According to Reuters, Nissan Motor Co.’s CFO said on Dec. 6 that the Japanese automaker would not increase its sales incentives in the United States in 2003 despite a widely expected fall in car demand in the U.S. market.

"We are selling cars, we’re not selling deals," Thierry Moulonguet told Reuters.

Many analysts believe U.S. carmakers will be forced to increase already high consumer incentives as sales soften. "We don’t intend to follow in this path," Moulonguet said on the sidelines of a conference sponsored by investment bank Morgan Stanley.

Nissan is set to launch a string of vehicles in North America next year, including the Maxima sedan, the Quest minivan, and a full-size pickup.

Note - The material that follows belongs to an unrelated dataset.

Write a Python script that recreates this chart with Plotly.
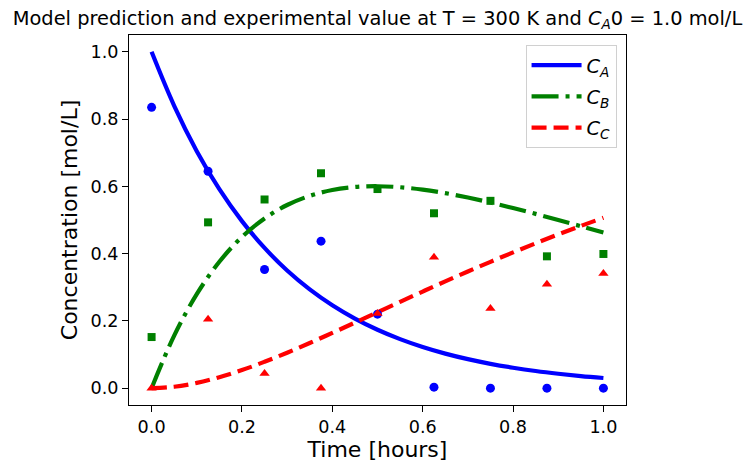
import plotly.graph_objects as go

# Model curves
t_model = [0.0, 0.05, 0.1, 0.15, 0.2, 0.25, 0.3, 0.35, 0.4, 0.45, 0.5,
           0.55, 0.6, 0.65, 0.7, 0.75, 0.8, 0.85, 0.9, 0.95, 1.0]
ca_model = [1.0, 0.8395, 0.7047, 0.5916, 0.4966, 0.4169, 0.3499, 0.2938, 0.2466, 0.2070, 0.1738,
            0.1459, 0.1225, 0.1028, 0.0863, 0.0724, 0.0608, 0.0510, 0.0429, 0.0360, 0.0302]
cb_model = [0.0, 0.1563, 0.2797, 0.3758, 0.4496, 0.5046, 0.5446, 0.5718, 0.5890, 0.5981, 0.6004,
            0.5974, 0.5902, 0.5798, 0.5668, 0.5519, 0.5355, 0.5182, 0.4999, 0.4816, 0.4631]
cc_model = [0.0, 0.0042, 0.0156, 0.0326, 0.0538, 0.0785, 0.1055, 0.1344, 0.1644, 0.1949, 0.2258,
            0.2567, 0.2873, 0.3174, 0.3469, 0.3757, 0.4037, 0.4308, 0.4572, 0.4824, 0.5067]

# Experimental values
t_exp = [0.0, 0.125, 0.25, 0.375, 0.5, 0.625, 0.75, 0.875, 1.0]
ca_exp = [0.835, 0.645, 0.353, 0.437, 0.220, 0.003, 0.0, 0.0, 0.0]
cb_exp = [0.152, 0.493, 0.561, 0.639, 0.592, 0.520, 0.557, 0.392, 0.399]
cc_exp = [0.0, 0.205, 0.044, 0.0, 0.222, 0.389, 0.237, 0.309, 0.341]

x_ticks = [0.0, 0.2, 0.4, 0.6, 0.8, 1.0]
y_ticks = [0.0, 0.2, 0.4, 0.6, 0.8, 1.0]

FONT = "DejaVu Sans"
LW = 4.2
fig = go.Figure()

fig.add_trace(go.Scatter(x=t_model, y=ca_model, mode="lines", line=dict(color="blue", width=LW, shape="spline"),
                         name="<i>C</i><sub><i>A</i></sub>", legendgroup="a"))
fig.add_trace(go.Scatter(x=t_model, y=cb_model, mode="lines",
                         line=dict(color="green", width=LW, dash="27px,7px,4px,7px", shape="spline"),
                         name="<i>C</i><sub><i>B</i></sub>", legendgroup="b"))
fig.add_trace(go.Scatter(x=t_model, y=cc_model, mode="lines",
                         line=dict(color="red", width=LW, dash="15px,7px", shape="spline"),
                         name="<i>C</i><sub><i>C</i></sub>", legendgroup="c"))

fig.add_trace(go.Scatter(x=t_exp, y=ca_exp, mode="markers", showlegend=False,
                         marker=dict(symbol="circle", color="blue", size=9, line=dict(width=0))))
fig.add_trace(go.Scatter(x=t_exp, y=cb_exp, mode="markers", showlegend=False,
                         marker=dict(symbol="square", color="green", size=8, line=dict(width=0))))
fig.add_trace(go.Scatter(x=t_exp, y=cc_exp, mode="markers", showlegend=False,
                         marker=dict(symbol="triangle-up", color="red", size=9, line=dict(width=0))))

axis_common = dict(showline=True, linecolor="black", linewidth=1, mirror=True,
                   ticks="outside", ticklen=6, tickwidth=1, tickcolor="black",
                   showgrid=False, zeroline=False,
                   tickfont=dict(family=FONT, size=17.6, color="black"))

fig.update_layout(
    width=754, height=472,
    margin=dict(l=129, r=128, t=35, b=67),
    plot_bgcolor="white", paper_bgcolor="white",
    font=dict(family=FONT, color="black"),
    title=dict(text="Model prediction and experimental value at T = 300 K and <i>C</i><sub><i>A</i></sub>0 = 1.0 mol/L",
               x=0.5, xref="paper", xanchor="center", y=0.962, yref="container", yanchor="middle",
               font=dict(family=FONT, size=19.4, color="black")),
    xaxis=dict(range=[-0.05, 1.05], tickvals=x_ticks, ticktext=[f"{v:.1f}" for v in x_ticks],
               title=dict(text="Time [hours]", font=dict(family=FONT, size=22), standoff=4),
               **axis_common),
    yaxis=dict(range=[-0.05, 1.05], tickvals=y_ticks, ticktext=[f"{v:.1f}" for v in y_ticks],
               title=dict(text="Concentration [mol/L]", font=dict(family=FONT, size=22), standoff=6),
               **axis_common),
    legend=dict(x=0.981, y=0.973, xanchor="right", yanchor="top",
                bgcolor="rgba(255,255,255,0.8)", bordercolor="#d0d0d0", borderwidth=1,
                font=dict(family=FONT, size=19.4), itemwidth=50, tracegroupgap=3),
)

fig.write_html("out.html", config={"displayModeBar": False},
               post_script="document.body.style.margin='0px';")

Nissan has been promoting a new look in North America, starting with the hot-selling Altima mid-sized car, which this year was named North American Car of the Year by a group of 50 top automotive journalists — a first for a Japanese carmaker.

Moulonguet noted that Nissan’s incentives in the United States have been falling steadily to stand at $1,277 per unit at the end of October — a historic low for the automaker — compared with an average $1,621 last year. In the industry overall, incentives averaged about $2,000 per vehicle in the United States in October, with the Big 3 hit especially hard by a fierce price war.